▶ _The problem_: Extract the first line through the line containing "import * as" from the listing below, exactly as written.

━━━━━ Collected data ━━━━━

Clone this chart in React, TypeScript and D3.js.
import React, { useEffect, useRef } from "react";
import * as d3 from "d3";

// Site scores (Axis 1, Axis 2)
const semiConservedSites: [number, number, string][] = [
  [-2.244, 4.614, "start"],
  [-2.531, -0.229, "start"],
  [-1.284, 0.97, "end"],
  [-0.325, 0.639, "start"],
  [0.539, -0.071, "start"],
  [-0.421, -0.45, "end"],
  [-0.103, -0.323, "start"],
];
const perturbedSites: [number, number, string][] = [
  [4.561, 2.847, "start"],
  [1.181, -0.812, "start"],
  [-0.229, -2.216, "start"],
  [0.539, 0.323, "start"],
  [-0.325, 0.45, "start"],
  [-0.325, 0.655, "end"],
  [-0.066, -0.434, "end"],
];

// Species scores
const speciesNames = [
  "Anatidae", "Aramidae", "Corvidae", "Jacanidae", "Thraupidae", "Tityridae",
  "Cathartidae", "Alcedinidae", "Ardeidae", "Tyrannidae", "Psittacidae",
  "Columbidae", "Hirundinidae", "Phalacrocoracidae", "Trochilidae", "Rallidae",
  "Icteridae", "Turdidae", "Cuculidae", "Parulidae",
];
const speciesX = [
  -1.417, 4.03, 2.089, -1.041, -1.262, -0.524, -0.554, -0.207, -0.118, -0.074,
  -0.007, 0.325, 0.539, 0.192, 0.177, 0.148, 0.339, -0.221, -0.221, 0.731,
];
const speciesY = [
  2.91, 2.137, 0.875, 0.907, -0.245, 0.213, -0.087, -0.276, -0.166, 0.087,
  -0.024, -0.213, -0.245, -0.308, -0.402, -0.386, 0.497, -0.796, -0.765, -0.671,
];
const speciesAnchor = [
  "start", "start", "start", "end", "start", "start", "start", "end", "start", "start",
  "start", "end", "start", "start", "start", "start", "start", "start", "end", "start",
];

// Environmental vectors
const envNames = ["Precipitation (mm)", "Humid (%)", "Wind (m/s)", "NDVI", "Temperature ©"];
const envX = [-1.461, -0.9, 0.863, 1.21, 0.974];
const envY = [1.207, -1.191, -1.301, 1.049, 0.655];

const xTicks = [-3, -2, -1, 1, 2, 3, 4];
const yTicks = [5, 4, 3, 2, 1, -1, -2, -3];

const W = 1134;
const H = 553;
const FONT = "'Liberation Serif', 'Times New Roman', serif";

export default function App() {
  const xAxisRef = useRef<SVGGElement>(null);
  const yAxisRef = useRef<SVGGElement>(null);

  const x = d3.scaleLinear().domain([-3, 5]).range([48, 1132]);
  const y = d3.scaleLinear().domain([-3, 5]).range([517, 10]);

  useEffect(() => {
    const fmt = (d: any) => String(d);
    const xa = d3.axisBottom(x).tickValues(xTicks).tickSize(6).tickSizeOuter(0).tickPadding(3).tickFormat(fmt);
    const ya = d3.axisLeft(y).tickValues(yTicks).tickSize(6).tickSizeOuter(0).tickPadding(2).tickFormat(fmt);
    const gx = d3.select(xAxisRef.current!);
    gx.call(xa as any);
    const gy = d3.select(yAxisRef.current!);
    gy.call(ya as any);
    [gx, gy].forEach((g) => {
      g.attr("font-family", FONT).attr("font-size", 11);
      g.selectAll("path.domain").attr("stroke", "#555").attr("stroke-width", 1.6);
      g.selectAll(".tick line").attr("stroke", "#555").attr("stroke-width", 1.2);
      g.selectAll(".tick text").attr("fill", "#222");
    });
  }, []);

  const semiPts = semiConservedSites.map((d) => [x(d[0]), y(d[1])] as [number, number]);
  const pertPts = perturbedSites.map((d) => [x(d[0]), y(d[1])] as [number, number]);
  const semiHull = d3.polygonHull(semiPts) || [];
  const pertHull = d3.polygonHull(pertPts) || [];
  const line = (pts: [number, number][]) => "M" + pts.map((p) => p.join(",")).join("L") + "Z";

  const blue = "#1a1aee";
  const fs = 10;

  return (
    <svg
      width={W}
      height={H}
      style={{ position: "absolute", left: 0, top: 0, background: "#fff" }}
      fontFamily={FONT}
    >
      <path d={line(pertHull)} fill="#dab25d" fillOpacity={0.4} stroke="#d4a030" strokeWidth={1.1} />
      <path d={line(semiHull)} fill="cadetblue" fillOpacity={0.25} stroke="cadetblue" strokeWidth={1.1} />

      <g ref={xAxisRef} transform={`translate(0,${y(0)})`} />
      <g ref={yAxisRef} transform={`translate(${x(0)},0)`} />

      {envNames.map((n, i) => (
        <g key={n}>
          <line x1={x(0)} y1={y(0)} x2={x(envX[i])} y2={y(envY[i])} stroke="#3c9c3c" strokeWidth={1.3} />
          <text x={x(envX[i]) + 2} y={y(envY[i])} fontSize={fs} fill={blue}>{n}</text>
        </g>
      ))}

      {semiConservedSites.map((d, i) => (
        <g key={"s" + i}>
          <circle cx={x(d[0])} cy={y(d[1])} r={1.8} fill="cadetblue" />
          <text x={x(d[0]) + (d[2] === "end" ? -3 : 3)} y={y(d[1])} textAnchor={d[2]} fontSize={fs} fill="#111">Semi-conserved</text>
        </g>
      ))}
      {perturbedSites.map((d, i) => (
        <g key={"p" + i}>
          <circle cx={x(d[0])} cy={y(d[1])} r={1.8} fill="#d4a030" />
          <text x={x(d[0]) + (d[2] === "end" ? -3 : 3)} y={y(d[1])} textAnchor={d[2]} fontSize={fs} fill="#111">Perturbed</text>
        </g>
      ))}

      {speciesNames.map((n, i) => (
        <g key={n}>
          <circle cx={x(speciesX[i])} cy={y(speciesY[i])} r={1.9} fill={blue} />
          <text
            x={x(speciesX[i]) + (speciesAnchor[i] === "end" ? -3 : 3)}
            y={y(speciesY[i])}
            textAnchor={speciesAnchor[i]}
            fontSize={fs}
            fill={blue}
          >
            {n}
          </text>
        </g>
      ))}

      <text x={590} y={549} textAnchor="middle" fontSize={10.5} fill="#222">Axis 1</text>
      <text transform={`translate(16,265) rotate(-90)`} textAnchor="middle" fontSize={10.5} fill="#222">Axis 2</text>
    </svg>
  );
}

━━━━━

▶ _Task result_:
Clone this chart in React, TypeScript and D3.js.
import React, { useEffect, useRef } from "react";
import * as d3 from "d3";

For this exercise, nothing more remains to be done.